Copy out the listing that follows exactly, dropping every picture.

━━ GIVEN MATERIAL ━━

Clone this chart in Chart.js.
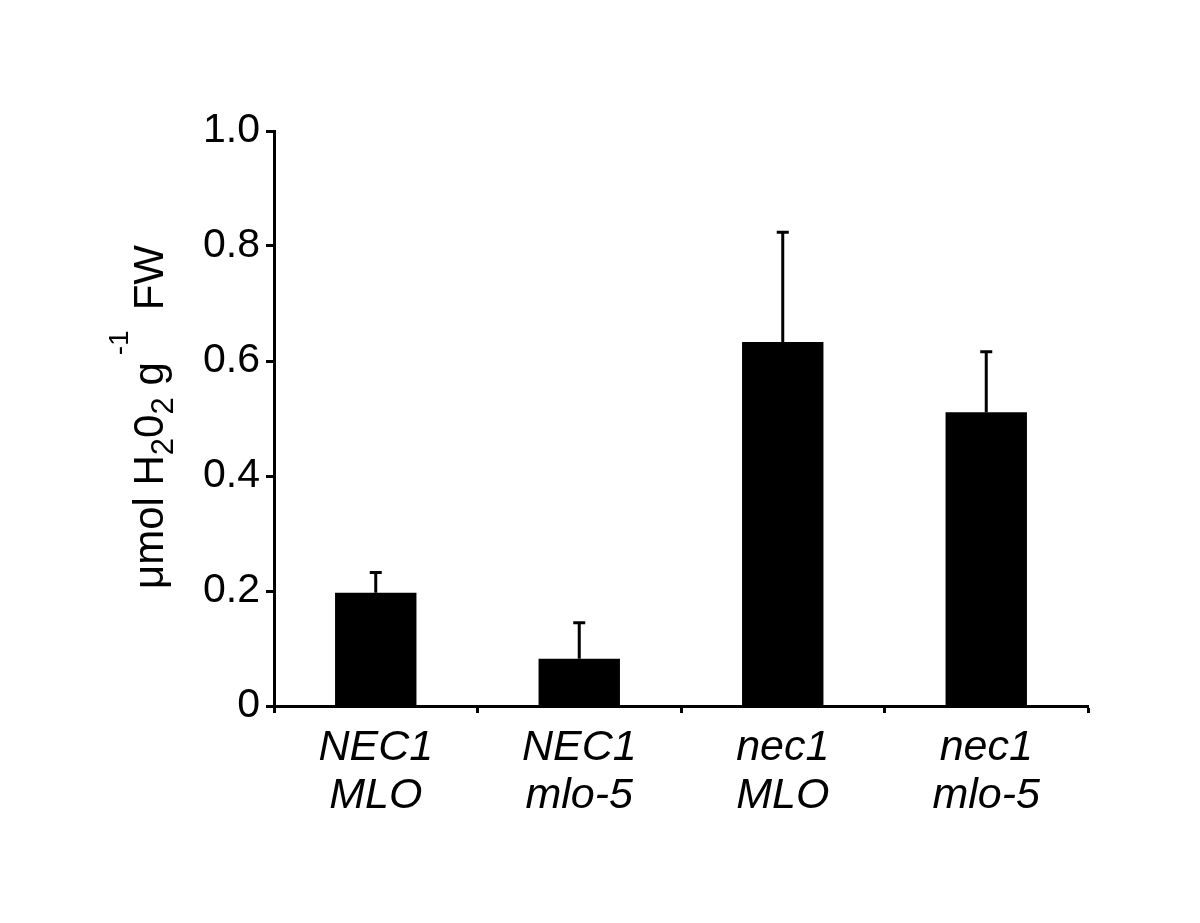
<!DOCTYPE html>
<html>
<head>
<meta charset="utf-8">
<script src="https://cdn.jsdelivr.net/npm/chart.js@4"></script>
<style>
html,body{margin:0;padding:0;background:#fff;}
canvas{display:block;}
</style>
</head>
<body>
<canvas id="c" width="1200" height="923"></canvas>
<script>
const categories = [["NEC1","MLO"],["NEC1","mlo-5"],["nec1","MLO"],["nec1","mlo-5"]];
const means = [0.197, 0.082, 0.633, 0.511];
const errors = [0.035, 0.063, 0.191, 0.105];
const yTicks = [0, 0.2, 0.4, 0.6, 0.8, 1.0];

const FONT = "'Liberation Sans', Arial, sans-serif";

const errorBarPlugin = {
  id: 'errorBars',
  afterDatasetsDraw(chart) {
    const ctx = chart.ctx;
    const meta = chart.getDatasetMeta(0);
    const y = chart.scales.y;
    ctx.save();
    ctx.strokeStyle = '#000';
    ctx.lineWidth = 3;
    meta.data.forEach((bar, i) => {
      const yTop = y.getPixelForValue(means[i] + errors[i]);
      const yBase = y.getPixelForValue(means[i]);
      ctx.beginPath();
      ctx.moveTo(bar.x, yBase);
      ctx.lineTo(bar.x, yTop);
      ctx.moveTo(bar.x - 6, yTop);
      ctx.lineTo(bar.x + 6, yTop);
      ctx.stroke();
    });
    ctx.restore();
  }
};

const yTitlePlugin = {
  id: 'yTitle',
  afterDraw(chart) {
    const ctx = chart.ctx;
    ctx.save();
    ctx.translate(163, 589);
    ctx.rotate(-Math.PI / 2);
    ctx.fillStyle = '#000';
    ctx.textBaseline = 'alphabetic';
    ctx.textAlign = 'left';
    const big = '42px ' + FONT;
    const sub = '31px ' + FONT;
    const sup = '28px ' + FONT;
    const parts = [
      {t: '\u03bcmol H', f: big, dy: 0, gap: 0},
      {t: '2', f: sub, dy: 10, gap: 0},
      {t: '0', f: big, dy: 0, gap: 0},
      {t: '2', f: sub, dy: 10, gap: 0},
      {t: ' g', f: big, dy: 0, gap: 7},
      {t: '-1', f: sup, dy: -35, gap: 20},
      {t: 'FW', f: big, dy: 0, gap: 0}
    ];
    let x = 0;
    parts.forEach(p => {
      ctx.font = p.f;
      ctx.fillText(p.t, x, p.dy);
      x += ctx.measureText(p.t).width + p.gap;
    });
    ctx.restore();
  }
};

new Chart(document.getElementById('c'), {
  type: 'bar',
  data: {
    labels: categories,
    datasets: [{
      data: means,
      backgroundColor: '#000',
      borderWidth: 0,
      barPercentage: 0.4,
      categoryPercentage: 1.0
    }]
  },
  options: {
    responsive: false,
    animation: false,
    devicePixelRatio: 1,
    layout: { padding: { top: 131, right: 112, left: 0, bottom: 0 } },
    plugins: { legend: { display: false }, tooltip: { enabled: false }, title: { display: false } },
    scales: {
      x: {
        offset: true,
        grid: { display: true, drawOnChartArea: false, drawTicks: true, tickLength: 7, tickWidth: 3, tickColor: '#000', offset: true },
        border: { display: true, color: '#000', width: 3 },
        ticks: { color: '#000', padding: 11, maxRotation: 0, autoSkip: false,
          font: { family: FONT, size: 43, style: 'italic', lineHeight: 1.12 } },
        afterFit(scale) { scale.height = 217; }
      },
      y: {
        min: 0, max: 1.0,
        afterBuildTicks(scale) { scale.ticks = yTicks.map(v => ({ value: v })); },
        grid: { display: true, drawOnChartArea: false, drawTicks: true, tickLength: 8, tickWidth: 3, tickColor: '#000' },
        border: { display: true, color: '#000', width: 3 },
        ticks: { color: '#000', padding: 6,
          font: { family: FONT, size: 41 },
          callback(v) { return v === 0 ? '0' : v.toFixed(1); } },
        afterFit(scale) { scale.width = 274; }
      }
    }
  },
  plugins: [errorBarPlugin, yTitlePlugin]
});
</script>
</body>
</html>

━━━

▸ CORRECT RESULT
Clone this chart in Chart.js.
<!DOCTYPE html>
<html>
<head>
<meta charset="utf-8">
<script src="https://cdn.jsdelivr.net/npm/chart.js@4"></script>
<style>
html,body{margin:0;padding:0;background:#fff;}
canvas{display:block;}
</style>
</head>
<body>
<canvas id="c" width="1200" height="923"></canvas>
<script>
const categories = [["NEC1","MLO"],["NEC1","mlo-5"],["nec1","MLO"],["nec1","mlo-5"]];
const means = [0.197, 0.082, 0.633, 0.511];
const errors = [0.035, 0.063, 0.191, 0.105];
const yTicks = [0, 0.2, 0.4, 0.6, 0.8, 1.0];

const FONT = "'Liberation Sans', Arial, sans-serif";

const errorBarPlugin = {
  id: 'errorBars',
  afterDatasetsDraw(chart) {
    const ctx = chart.ctx;
    const meta = chart.getDatasetMeta(0);
    const y = chart.scales.y;
    ctx.save();
    ctx.strokeStyle = '#000';
    ctx.lineWidth = 3;
    meta.data.forEach((bar, i) => {
      const yTop = y.getPixelForValue(means[i] + errors[i]);
      const yBase = y.getPixelForValue(means[i]);
      ctx.beginPath();
      ctx.moveTo(bar.x, yBase);
      ctx.lineTo(bar.x, yTop);
      ctx.moveTo(bar.x - 6, yTop);
      ctx.lineTo(bar.x + 6, yTop);
      ctx.stroke();
    });
    ctx.restore();
  }
};

const yTitlePlugin = {
  id: 'yTitle',
  afterDraw(chart) {
    const ctx = chart.ctx;
    ctx.save();
    ctx.translate(163, 589);
    ctx.rotate(-Math.PI / 2);
    ctx.fillStyle = '#000';
    ctx.textBaseline = 'alphabetic';
    ctx.textAlign = 'left';
    const big = '42px ' + FONT;
    const sub = '31px ' + FONT;
    const sup = '28px ' + FONT;
    const parts = [
      {t: '\u03bcmol H', f: big, dy: 0, gap: 0},
      {t: '2', f: sub, dy: 10, gap: 0},
      {t: '0', f: big, dy: 0, gap: 0},
      {t: '2', f: sub, dy: 10, gap: 0},
      {t: ' g', f: big, dy: 0, gap: 7},
      {t: '-1', f: sup, dy: -35, gap: 20},
      {t: 'FW', f: big, dy: 0, gap: 0}
    ];
    let x = 0;
    parts.forEach(p => {
      ctx.font = p.f;
      ctx.fillText(p.t, x, p.dy);
      x += ctx.measureText(p.t).width + p.gap;
    });
    ctx.restore();
  }
};

new Chart(document.getElementById('c'), {
  type: 'bar',
  data: {
    labels: categories,
    datasets: [{
      data: means,
      backgroundColor: '#000',
      borderWidth: 0,
      barPercentage: 0.4,
      categoryPercentage: 1.0
    }]
  },
  options: {
    responsive: false,
    animation: false,
    devicePixelRatio: 1,
    layout: { padding: { top: 131, right: 112, left: 0, bottom: 0 } },
    plugins: { legend: { display: false }, tooltip: { enabled: false }, title: { display: false } },
    scales: {
      x: {
        offset: true,
        grid: { display: true, drawOnChartArea: false, drawTicks: true, tickLength: 7, tickWidth: 3, tickColor: '#000', offset: true },
        border: { display: true, color: '#000', width: 3 },
        ticks: { color: '#000', padding: 11, maxRotation: 0, autoSkip: false,
          font: { family: FONT, size: 43, style: 'italic', lineHeight: 1.12 } },
        afterFit(scale) { scale.height = 217; }
      },
      y: {
        min: 0, max: 1.0,
        afterBuildTicks(scale) { scale.ticks = yTicks.map(v => ({ value: v })); },
        grid: { display: true, drawOnChartArea: false, drawTicks: true, tickLength: 8, tickWidth: 3, tickColor: '#000' },
        border: { display: true, color: '#000', width: 3 },
        ticks: { color: '#000', padding: 6,
          font: { family: FONT, size: 41 },
          callback(v) { return v === 0 ? '0' : v.toFixed(1); } },
        afterFit(scale) { scale.width = 274; }
      }
    }
  },
  plugins: [errorBarPlugin, yTitlePlugin]
});
</script>
</body>
</html>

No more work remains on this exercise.